Mas o repique da inflação, além de esperado, é apenas um dos fatores de preocupação. Diante das pressões persistentes e do risco de novos problemas, analistas do mercado têm elevado suas projeções para este e para o próximo ano. A mediana das projeções para 2015 chegou a 9,75%. A estimada para 2016 atingiu 6,12% e ficou muito próxima do limite de tolerância, de 6,5%. Também os membros do Copom, dirigentes do BC, se mostram menos otimistas.

A nota distribuída logo depois da reunião, na quarta-feira, diferiu das anteriores em um ponto significativo: o compromisso de levar a inflação à meta de 4,5% até o fim de 2016 foi omitido. A taxa de juros de 14,25% será mantida, segundo o informe, “por tempo suficientemente prolongado” para a “convergência da inflação para a meta no horizonte relevante da política monetária”. Normalmente esse horizonte equivale a dois anos. Acabou a expectativa de uma taxa de 4,5% antes de 2017.

Nesta altura, apostar na convergência para a meta em dois anos também parece arriscado. Apesar disso, é compreensível a insistência dos membros do Copom em definir um prazo para o sucesso de sua política. Num ambiente de tanta insegurança, pelo menos os dirigentes do BC devem mostrar-se, como se têm mostrado há mais de um ano, capazes de fixar um rumo para seu trabalho. Entre agosto de 2011 e abril de 2013, a política monetária adaptou-se à orientação da presidente Dilma Rousseff, defensora de uma redução voluntarista dos juros, e o resultado foi um desastre.

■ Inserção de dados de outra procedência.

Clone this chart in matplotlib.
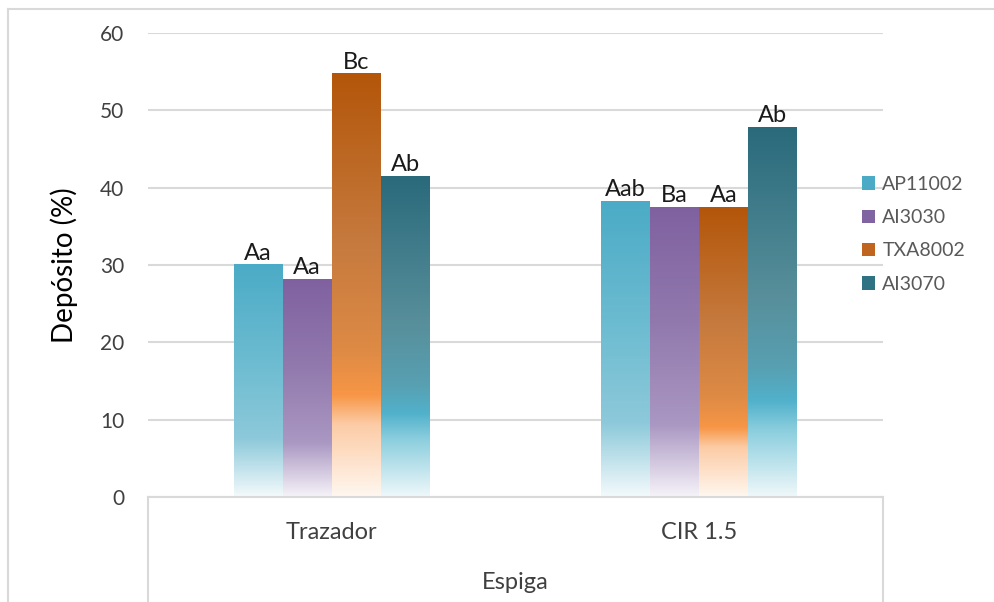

O afrouxamento do combate à inflação agravou os desajustes da economia nacional e, além disso, comprometeu a reputação do BC. A partir daquele momento, em 2013, os condutores da política monetária começaram a trabalhar pela reconstituição de sua imagem, mas com pouco efeito sobre a alta de preços. No ano seguinte o aperto monetário se intensificou, enquanto a política fiscal, já muito fraca, se esboroava, desmoralizada pela insistência na contabilidade criativa e pelas pedaladas.

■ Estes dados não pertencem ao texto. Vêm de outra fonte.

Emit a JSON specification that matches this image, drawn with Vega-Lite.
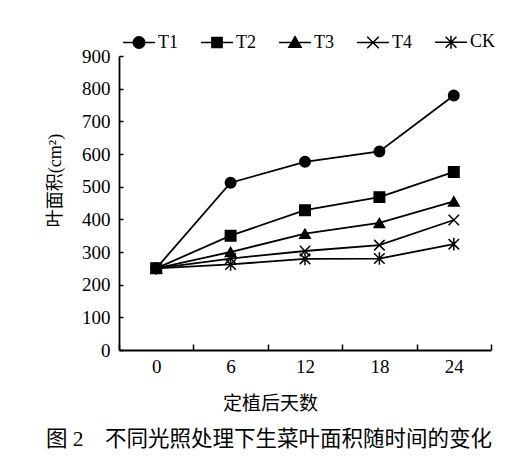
{
  "$schema": "https://vega.github.io/schema/vega-lite/v6.json",
  "width": 372,
  "height": 294,
  "autosize": "none",
  "padding": {"left": 119, "top": 56, "right": 36, "bottom": 111},
  "background": "white",
  "config": {
    "font": "Liberation Serif, Noto Sans CJK SC",
    "view": {"stroke": null},
    "axis": {
      "grid": false,
      "domainColor": "black",
      "domainWidth": 1.8,
      "tickColor": "black",
      "tickWidth": 1.5,
      "labelColor": "black",
      "titleColor": "black",
      "labelFont": "Liberation Serif, Noto Sans CJK SC",
      "titleFont": "Liberation Serif, Noto Sans CJK SC",
      "labelFontSize": 19,
      "titleFontSize": 19,
      "titleFontWeight": "normal"
    }
  },
  "title": {
    "text": "图 2　不同光照处理下生菜叶面积随时间的变化",
    "orient": "bottom",
    "anchor": "middle",
    "frame": "group",
    "dx": -36,
    "offset": 16,
    "fontSize": 21.5,
    "fontWeight": "normal",
    "color": "black",
    "font": "Liberation Serif, Noto Sans CJK SC"
  },
  "data": {
    "values": [
      {"series": "T1", "day": 0, "area": 250},
      {"series": "T1", "day": 6, "area": 512},
      {"series": "T1", "day": 12, "area": 576},
      {"series": "T1", "day": 18, "area": 608},
      {"series": "T1", "day": 24, "area": 779},
      {"series": "T2", "day": 0, "area": 250},
      {"series": "T2", "day": 6, "area": 350},
      {"series": "T2", "day": 12, "area": 428},
      {"series": "T2", "day": 18, "area": 468},
      {"series": "T2", "day": 24, "area": 545},
      {"series": "T3", "day": 0, "area": 250},
      {"series": "T3", "day": 6, "area": 300},
      {"series": "T3", "day": 12, "area": 356},
      {"series": "T3", "day": 18, "area": 389},
      {"series": "T3", "day": 24, "area": 455},
      {"series": "T4", "day": 0, "area": 250},
      {"series": "T4", "day": 6, "area": 280},
      {"series": "T4", "day": 12, "area": 303},
      {"series": "T4", "day": 18, "area": 321},
      {"series": "T4", "day": 24, "area": 398},
      {"series": "CK", "day": 0, "area": 250},
      {"series": "CK", "day": 6, "area": 262},
      {"series": "CK", "day": 12, "area": 279},
      {"series": "CK", "day": 18, "area": 280},
      {"series": "CK", "day": 24, "area": 324}
    ]
  },
  "encoding": {
    "x": {
      "field": "day",
      "type": "ordinal",
      "bandPosition": 0.5,
      "scale": {"type": "band", "paddingInner": 0, "paddingOuter": 0},
      "axis": {
        "title": "定植后天数",
        "labelAngle": 0,
        "tickBand": "extent",
        "tickSize": -6,
        "labelPadding": 13,
        "titleX": 151,
        "titleY": 53,
        "titleBaseline": "middle",
        "titleAlign": "center"
      }
    },
    "y": {
      "field": "area",
      "type": "quantitative",
      "scale": {"domain": [0, 900], "nice": false},
      "axis": {
        "title": "叶面积(cm²)",
        "values": [0, 100, 200, 300, 400, 500, 600, 700, 800, 900],
        "tickSize": -4,
        "labelPadding": 13,
        "titleX": -64,
        "titleY": 124,
        "titleAngle": 270,
        "titleBaseline": "middle",
        "titleAlign": "center",
        "titleFontSize": 18
      }
    }
  },
  "resolve": {"scale": {"shape": "independent"}, "legend": {"shape": "independent"}},
  "layer": [
    {
      "mark": {"type": "line", "color": "black", "strokeWidth": 1.8},
      "encoding": {"detail": {"field": "series", "type": "nominal"}}
    },
    {
      "mark": {"type": "point", "filled": true, "color": "black", "stroke": "black", "strokeWidth": 1.5, "opacity": 1, "size": 110},
      "encoding": {
        "shape": {
          "field": "series",
          "type": "nominal",
          "legend": null,
          "scale": {
            "domain": ["T1", "T2", "T3", "T4", "CK"],
            "range": ["circle", "square", "triangle-up", "M-1,-1L1,1M1,-1L-1,1", "M-1,-1L1,1M1,-1L-1,1M0,-1.2L0,1.2"]
          }
        }
      }
    },
    {
      "transform": [{"filter": "false"}],
      "mark": {"type": "point", "filled": true, "color": "black", "stroke": "black", "strokeWidth": 1.5, "size": 1156},
      "encoding": {
        "shape": {
          "field": "series",
          "type": "nominal",
          "scale": {
            "domain": ["T1", "T2", "T3", "T4", "CK"],
            "range": [
              "M-0.94,0L0.94,0M0.34,0A0.34,0.34,0,1,1,-0.34,0A0.34,0.34,0,1,1,0.34,0Z",
              "M-0.94,0L0.94,0M-0.3,-0.3L0.3,-0.3L0.3,0.3L-0.3,0.3Z",
              "M-0.94,0L0.94,0M0,-0.34L0.36,0.28L-0.36,0.28Z",
              "M-0.94,0L0.94,0M-0.34,-0.34L0.34,0.34M0.34,-0.34L-0.34,0.34",
              "M-0.94,0L0.94,0M-0.32,-0.32L0.32,0.32M0.32,-0.32L-0.32,0.32M0,-0.38L0,0.38"
            ]
          },
          "legend": {
            "orient": "none",
            "legendX": 2,
            "legendY": -32,
            "direction": "horizontal",
            "title": null,
            "symbolSize": 1156,
            "symbolStrokeWidth": 1.5,
            "symbolOpacity": 1,
            "labelFontSize": 18,
            "labelColor": "black",
            "labelFont": "Liberation Serif, Noto Sans CJK SC",
            "labelOffset": 1,
            "columnPadding": 20
          }
        }
      }
    }
  ]
}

O rebaixamento da nota de crédito pelas agências de classificação de risco foi apenas um desdobramento de uma longa série de erros e desmandos. A Standard & Poor’s (S&P) já derrubou o crédito oficial do Brasil ao nível especulativo. A Moody’s e a Fitch levaram a nota ao último patamar do grau de investimento, com alto risco de mais uma revisão para baixo. Se mais uma agência seguir o caminho da S&P, o acesso do Brasil ao mercado financeiro internacional ficará bem mais difícil, a fuga de recursos poderá aumentar e a pressão do câmbio, intensificar-se. Nesse quadro, será bem mais difícil de conter a inflação e retomar a expansão econômica.

Enquanto o Copom trabalha solitariamente, a presidente Dilma Rousseff e seus ministros tentam redefinir, no meio de muita confusão e com muito atraso, as metas fiscais para este ano e para 2016. Ainda assim, a presidente hesita na definição dos cortes, como se sobrasse tempo. E há quem reclame dos juros altos, como se fossem um capricho do BC.